Laura went full-time with the online baby store initially almost six years ago but it has only been the successful re-launch of the business this summer that she feels she is truly where she needs to be at.
"The concept of the business grew out of being able to balance working with raising my children. I wanted to spend more time with them and this scenario allowed me the flexibility and enabled me to make the most of the time with them while they were small," she said.
But shortly after the birth of her second son, Dan, Laura got a call "out-of-the-blue" offering her a part-time marketing job. It sounded ideal: working from home, deciding her own hours - and, what many new business owners miss most, regular income.
"At the start it was great. I managed to juggle a four month old baby (who was still breastfeeding) the marketing role and running the business; but over time the goal posts changed. The marketing role became more demanding; I was required to work more hours and to be in the office - it was becoming a full-time role.
"I was trying to have it all and be everything to everyone. I was trying to be the mother who drops and collects her kids, the wife, the businesswoman, the marketing manager and there was no room left for me. I was under severe pressure and suffering very badly with stress and anxiety."
Soon, the very reason that Laura gave up her full-time job became lost in the milieu. She felt that she "failed" her children by missing out on time spent with them while she was working and they "spent their summers in creche and summer camps".
"They had been my inspiration to set up the business; the main reason so that I could work the business around them and be there for them. I had lost sight of that," she said.

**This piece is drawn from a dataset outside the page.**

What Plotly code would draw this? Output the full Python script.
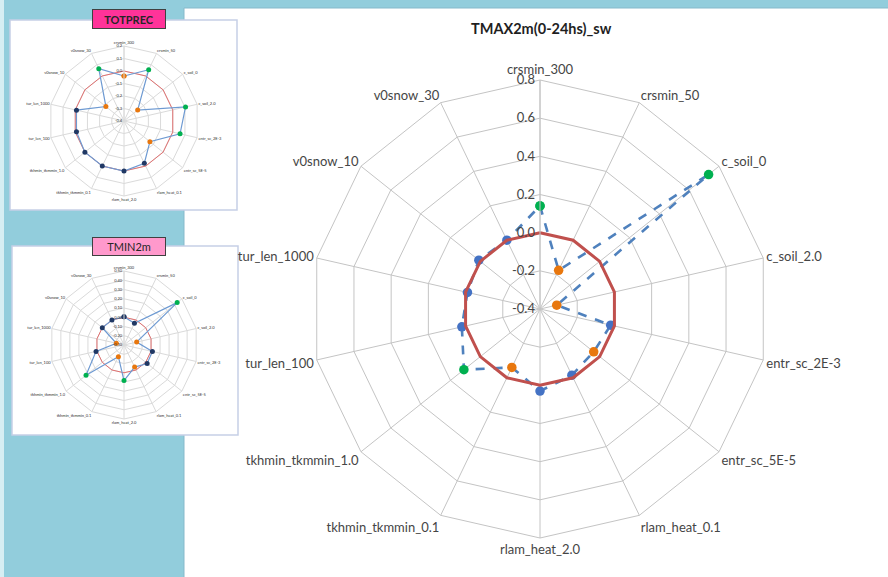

"I made the decision to give up the marketing role and focus my energies on my family and the business."
With a fresh new look, a new handpicked product range that "we have tried, tested and loved", Laura finally feels that she has reached a point where she has successfully combined her family and her business
"Both myself and my husband Paddy are very involved in the business. We have completely restructured the business and it is now an online baby and nursery store.
"It’s a family business and one thing we understand is families and that is why we have handpicked a product range that makes life a little easier. We only chose products that we would use ourselves or have used ourselves for our boys."